▸ **SHORT PROBLEM**
Repeat the material below exactly, with no pictures.

▸ **SUPPLIED DATA**
#####

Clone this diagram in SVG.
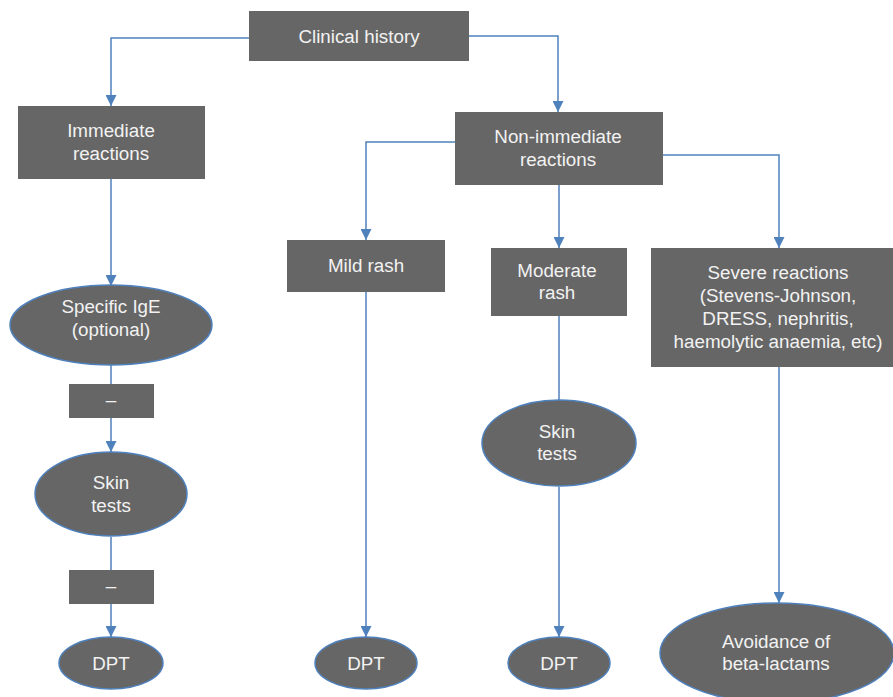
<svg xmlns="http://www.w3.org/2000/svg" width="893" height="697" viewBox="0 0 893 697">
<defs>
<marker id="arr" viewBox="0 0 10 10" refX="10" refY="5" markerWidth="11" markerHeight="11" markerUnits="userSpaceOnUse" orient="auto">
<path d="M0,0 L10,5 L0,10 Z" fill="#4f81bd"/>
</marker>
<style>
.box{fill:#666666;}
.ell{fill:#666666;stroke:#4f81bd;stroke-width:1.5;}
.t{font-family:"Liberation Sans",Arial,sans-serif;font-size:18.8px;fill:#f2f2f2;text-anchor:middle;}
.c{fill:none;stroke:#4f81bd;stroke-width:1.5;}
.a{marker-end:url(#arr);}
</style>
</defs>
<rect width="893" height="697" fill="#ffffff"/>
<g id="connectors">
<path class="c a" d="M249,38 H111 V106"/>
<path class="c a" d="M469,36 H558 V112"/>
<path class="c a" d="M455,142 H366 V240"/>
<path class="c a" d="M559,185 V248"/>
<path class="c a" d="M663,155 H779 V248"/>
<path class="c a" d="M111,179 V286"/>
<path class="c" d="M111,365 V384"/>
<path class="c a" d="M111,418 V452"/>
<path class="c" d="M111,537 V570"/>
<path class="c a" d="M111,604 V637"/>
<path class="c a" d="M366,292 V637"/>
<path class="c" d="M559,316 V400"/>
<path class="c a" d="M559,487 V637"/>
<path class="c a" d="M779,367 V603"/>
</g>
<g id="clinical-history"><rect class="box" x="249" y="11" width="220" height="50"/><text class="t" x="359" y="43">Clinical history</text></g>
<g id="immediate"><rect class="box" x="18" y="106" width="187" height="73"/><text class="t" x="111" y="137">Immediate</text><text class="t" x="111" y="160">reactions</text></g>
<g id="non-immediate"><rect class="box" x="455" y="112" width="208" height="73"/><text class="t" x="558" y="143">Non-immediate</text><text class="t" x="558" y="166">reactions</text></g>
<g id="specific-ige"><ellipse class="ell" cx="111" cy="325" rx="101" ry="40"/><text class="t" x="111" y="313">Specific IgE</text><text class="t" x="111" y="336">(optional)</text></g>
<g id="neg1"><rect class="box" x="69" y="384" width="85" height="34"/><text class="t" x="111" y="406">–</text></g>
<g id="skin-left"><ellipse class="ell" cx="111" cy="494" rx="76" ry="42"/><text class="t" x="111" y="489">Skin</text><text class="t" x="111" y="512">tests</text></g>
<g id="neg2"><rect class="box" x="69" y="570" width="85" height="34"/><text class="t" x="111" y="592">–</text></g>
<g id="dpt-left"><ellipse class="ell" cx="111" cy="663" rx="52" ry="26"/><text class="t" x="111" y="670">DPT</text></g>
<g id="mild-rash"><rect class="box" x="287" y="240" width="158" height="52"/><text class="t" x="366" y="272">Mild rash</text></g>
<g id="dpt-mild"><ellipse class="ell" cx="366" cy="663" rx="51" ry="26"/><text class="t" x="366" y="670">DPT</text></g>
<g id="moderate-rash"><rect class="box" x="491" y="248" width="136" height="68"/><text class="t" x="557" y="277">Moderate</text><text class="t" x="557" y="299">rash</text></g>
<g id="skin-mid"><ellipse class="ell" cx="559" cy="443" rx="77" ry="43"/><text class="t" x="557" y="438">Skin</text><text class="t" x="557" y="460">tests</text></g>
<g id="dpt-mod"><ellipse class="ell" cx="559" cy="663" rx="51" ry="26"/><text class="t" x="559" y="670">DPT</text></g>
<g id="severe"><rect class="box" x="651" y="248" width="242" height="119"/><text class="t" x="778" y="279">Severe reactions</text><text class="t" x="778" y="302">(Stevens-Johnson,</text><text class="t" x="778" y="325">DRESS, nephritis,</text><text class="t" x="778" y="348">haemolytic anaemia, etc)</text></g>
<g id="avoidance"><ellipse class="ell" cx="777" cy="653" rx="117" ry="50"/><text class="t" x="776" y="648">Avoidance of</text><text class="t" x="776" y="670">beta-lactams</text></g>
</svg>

#####

▸ **EXERCISE OUTPUT**
Clone this diagram in SVG.
<svg xmlns="http://www.w3.org/2000/svg" width="893" height="697" viewBox="0 0 893 697">
<defs>
<marker id="arr" viewBox="0 0 10 10" refX="10" refY="5" markerWidth="11" markerHeight="11" markerUnits="userSpaceOnUse" orient="auto">
<path d="M0,0 L10,5 L0,10 Z" fill="#4f81bd"/>
</marker>
<style>
.box{fill:#666666;}
.ell{fill:#666666;stroke:#4f81bd;stroke-width:1.5;}
.t{font-family:"Liberation Sans",Arial,sans-serif;font-size:18.8px;fill:#f2f2f2;text-anchor:middle;}
.c{fill:none;stroke:#4f81bd;stroke-width:1.5;}
.a{marker-end:url(#arr);}
</style>
</defs>
<rect width="893" height="697" fill="#ffffff"/>
<g id="connectors">
<path class="c a" d="M249,38 H111 V106"/>
<path class="c a" d="M469,36 H558 V112"/>
<path class="c a" d="M455,142 H366 V240"/>
<path class="c a" d="M559,185 V248"/>
<path class="c a" d="M663,155 H779 V248"/>
<path class="c a" d="M111,179 V286"/>
<path class="c" d="M111,365 V384"/>
<path class="c a" d="M111,418 V452"/>
<path class="c" d="M111,537 V570"/>
<path class="c a" d="M111,604 V637"/>
<path class="c a" d="M366,292 V637"/>
<path class="c" d="M559,316 V400"/>
<path class="c a" d="M559,487 V637"/>
<path class="c a" d="M779,367 V603"/>
</g>
<g id="clinical-history"><rect class="box" x="249" y="11" width="220" height="50"/><text class="t" x="359" y="43">Clinical history</text></g>
<g id="immediate"><rect class="box" x="18" y="106" width="187" height="73"/><text class="t" x="111" y="137">Immediate</text><text class="t" x="111" y="160">reactions</text></g>
<g id="non-immediate"><rect class="box" x="455" y="112" width="208" height="73"/><text class="t" x="558" y="143">Non-immediate</text><text class="t" x="558" y="166">reactions</text></g>
<g id="specific-ige"><ellipse class="ell" cx="111" cy="325" rx="101" ry="40"/><text class="t" x="111" y="313">Specific IgE</text><text class="t" x="111" y="336">(optional)</text></g>
<g id="neg1"><rect class="box" x="69" y="384" width="85" height="34"/><text class="t" x="111" y="406">–</text></g>
<g id="skin-left"><ellipse class="ell" cx="111" cy="494" rx="76" ry="42"/><text class="t" x="111" y="489">Skin</text><text class="t" x="111" y="512">tests</text></g>
<g id="neg2"><rect class="box" x="69" y="570" width="85" height="34"/><text class="t" x="111" y="592">–</text></g>
<g id="dpt-left"><ellipse class="ell" cx="111" cy="663" rx="52" ry="26"/><text class="t" x="111" y="670">DPT</text></g>
<g id="mild-rash"><rect class="box" x="287" y="240" width="158" height="52"/><text class="t" x="366" y="272">Mild rash</text></g>
<g id="dpt-mild"><ellipse class="ell" cx="366" cy="663" rx="51" ry="26"/><text class="t" x="366" y="670">DPT</text></g>
<g id="moderate-rash"><rect class="box" x="491" y="248" width="136" height="68"/><text class="t" x="557" y="277">Moderate</text><text class="t" x="557" y="299">rash</text></g>
<g id="skin-mid"><ellipse class="ell" cx="559" cy="443" rx="77" ry="43"/><text class="t" x="557" y="438">Skin</text><text class="t" x="557" y="460">tests</text></g>
<g id="dpt-mod"><ellipse class="ell" cx="559" cy="663" rx="51" ry="26"/><text class="t" x="559" y="670">DPT</text></g>
<g id="severe"><rect class="box" x="651" y="248" width="242" height="119"/><text class="t" x="778" y="279">Severe reactions</text><text class="t" x="778" y="302">(Stevens-Johnson,</text><text class="t" x="778" y="325">DRESS, nephritis,</text><text class="t" x="778" y="348">haemolytic anaemia, etc)</text></g>
<g id="avoidance"><ellipse class="ell" cx="777" cy="653" rx="117" ry="50"/><text class="t" x="776" y="648">Avoidance of</text><text class="t" x="776" y="670">beta-lactams</text></g>
</svg>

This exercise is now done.